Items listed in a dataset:
◇ ◇ ◇ ◇

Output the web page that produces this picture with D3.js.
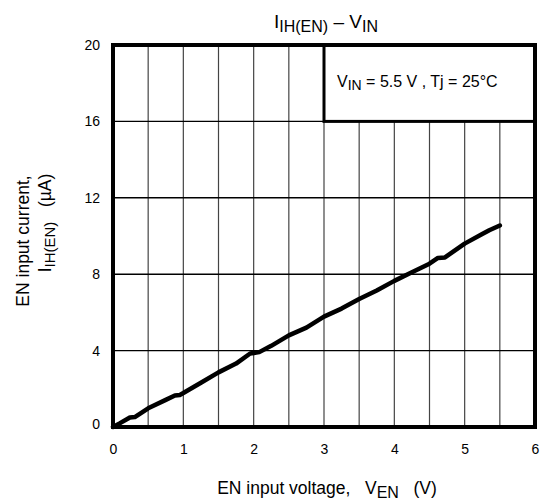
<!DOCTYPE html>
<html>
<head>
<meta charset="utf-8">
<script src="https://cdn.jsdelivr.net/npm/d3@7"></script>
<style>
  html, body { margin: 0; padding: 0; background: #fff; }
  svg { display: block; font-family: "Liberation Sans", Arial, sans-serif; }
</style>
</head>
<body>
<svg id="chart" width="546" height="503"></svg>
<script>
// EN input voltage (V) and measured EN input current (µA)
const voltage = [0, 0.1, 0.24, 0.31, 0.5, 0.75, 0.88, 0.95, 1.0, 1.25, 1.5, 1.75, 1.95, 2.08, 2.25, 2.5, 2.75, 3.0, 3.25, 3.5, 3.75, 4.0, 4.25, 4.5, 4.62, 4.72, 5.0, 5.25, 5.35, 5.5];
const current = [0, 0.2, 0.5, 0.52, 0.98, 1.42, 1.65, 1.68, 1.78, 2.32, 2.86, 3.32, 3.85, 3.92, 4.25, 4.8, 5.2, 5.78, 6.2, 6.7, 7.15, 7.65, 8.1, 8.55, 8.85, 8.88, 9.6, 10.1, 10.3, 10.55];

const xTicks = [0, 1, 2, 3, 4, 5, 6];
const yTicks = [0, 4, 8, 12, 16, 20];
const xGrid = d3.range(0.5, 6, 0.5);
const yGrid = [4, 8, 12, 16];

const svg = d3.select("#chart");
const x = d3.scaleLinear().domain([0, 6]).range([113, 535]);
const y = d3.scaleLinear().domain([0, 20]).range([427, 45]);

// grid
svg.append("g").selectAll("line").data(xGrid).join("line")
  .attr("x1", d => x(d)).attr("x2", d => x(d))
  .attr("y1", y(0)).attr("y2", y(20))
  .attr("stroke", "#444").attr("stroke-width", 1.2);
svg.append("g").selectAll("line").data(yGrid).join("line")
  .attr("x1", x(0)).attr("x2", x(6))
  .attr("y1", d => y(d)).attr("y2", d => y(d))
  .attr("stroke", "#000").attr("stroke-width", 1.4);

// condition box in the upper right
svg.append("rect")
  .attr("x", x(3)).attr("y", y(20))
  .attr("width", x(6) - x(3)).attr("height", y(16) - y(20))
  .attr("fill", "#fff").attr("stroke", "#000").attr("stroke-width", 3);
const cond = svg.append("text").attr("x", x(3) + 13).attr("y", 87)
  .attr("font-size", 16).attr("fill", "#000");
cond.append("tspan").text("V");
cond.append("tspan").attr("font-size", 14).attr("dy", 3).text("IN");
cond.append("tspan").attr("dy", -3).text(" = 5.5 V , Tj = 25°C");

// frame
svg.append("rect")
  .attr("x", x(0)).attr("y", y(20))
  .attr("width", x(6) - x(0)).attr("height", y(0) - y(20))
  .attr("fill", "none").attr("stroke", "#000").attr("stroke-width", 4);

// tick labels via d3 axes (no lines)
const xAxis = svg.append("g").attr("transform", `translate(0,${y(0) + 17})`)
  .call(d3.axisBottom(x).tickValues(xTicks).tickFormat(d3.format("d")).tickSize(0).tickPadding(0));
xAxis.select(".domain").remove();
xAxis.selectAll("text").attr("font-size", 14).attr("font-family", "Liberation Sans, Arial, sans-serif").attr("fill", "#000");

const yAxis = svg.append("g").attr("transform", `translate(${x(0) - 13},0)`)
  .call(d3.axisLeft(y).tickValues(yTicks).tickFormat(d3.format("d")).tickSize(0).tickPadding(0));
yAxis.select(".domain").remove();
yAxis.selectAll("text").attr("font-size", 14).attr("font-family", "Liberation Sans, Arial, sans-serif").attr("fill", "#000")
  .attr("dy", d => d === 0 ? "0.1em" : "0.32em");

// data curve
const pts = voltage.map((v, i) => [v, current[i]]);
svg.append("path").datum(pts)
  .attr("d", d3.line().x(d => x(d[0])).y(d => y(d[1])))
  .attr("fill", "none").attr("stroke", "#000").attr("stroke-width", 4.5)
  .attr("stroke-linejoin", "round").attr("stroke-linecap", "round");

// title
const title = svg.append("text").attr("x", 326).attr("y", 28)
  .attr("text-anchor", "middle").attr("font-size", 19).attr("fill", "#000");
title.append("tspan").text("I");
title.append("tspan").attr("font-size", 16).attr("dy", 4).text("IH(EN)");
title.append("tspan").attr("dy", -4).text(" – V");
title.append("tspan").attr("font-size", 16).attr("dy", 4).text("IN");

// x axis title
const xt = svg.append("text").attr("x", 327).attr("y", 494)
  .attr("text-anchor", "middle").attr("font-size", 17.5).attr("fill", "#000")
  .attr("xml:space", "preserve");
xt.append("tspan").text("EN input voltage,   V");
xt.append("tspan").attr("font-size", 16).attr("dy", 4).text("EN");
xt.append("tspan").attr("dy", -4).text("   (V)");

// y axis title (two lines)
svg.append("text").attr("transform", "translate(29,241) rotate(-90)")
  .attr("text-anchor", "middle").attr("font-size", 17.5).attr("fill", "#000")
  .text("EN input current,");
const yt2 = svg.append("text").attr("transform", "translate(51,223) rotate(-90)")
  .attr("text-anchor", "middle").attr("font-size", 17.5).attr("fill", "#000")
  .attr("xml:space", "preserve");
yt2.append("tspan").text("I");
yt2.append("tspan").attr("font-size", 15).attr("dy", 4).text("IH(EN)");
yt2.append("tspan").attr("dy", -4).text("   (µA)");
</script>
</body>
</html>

◇ ◇ ◇ ◇

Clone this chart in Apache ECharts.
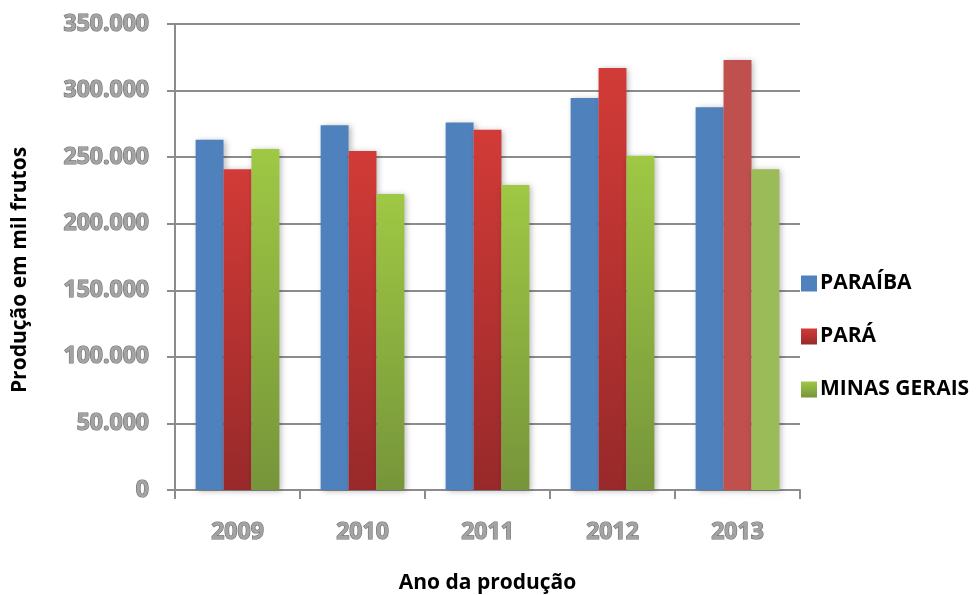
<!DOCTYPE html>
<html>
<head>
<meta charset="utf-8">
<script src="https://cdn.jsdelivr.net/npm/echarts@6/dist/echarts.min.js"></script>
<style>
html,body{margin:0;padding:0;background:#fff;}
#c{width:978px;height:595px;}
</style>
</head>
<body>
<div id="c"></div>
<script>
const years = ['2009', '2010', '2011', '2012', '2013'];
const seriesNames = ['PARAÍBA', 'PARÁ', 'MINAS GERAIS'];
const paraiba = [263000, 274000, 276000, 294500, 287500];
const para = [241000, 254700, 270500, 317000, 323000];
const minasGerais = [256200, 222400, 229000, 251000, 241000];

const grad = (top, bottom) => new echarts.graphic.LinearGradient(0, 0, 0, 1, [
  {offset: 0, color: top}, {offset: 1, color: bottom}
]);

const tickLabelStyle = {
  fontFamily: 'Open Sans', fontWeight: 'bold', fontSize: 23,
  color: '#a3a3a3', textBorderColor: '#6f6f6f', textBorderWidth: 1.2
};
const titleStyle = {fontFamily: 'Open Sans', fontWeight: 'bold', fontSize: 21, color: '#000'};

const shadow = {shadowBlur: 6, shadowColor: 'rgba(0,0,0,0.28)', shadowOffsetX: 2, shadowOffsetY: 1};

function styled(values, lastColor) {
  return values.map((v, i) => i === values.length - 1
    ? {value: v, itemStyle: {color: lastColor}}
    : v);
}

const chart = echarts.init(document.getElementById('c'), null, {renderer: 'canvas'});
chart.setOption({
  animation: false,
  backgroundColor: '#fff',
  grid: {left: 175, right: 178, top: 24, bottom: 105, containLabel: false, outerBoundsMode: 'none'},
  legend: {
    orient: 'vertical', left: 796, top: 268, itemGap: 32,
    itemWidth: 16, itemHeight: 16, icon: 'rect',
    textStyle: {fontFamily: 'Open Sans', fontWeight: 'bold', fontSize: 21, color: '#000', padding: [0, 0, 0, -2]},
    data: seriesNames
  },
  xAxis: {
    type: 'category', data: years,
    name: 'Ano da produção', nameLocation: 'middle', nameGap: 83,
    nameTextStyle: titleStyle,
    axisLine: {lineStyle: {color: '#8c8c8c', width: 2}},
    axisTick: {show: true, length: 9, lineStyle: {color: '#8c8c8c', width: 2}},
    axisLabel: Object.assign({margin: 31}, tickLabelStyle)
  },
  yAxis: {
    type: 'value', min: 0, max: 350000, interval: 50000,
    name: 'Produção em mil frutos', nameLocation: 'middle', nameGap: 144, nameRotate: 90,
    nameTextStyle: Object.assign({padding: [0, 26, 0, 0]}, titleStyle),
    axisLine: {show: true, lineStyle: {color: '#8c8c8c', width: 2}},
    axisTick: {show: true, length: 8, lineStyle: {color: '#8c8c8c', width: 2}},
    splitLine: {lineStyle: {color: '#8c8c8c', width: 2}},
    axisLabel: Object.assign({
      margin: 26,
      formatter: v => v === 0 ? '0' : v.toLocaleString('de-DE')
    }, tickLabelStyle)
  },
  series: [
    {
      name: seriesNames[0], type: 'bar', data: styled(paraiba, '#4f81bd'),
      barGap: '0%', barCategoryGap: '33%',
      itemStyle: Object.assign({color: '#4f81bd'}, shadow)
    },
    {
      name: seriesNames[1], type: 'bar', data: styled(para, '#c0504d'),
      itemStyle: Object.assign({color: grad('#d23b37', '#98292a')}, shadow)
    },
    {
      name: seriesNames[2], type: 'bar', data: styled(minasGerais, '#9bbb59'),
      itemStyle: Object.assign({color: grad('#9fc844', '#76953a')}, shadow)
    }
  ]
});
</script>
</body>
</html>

◇ ◇ ◇ ◇

WORK TO BE COMPLETED
Lines containing the string "this" are to be selected and copied.

TASK RESPONSE
Output the web page that produces this picture with D3.js.
Clone this chart in Apache ECharts.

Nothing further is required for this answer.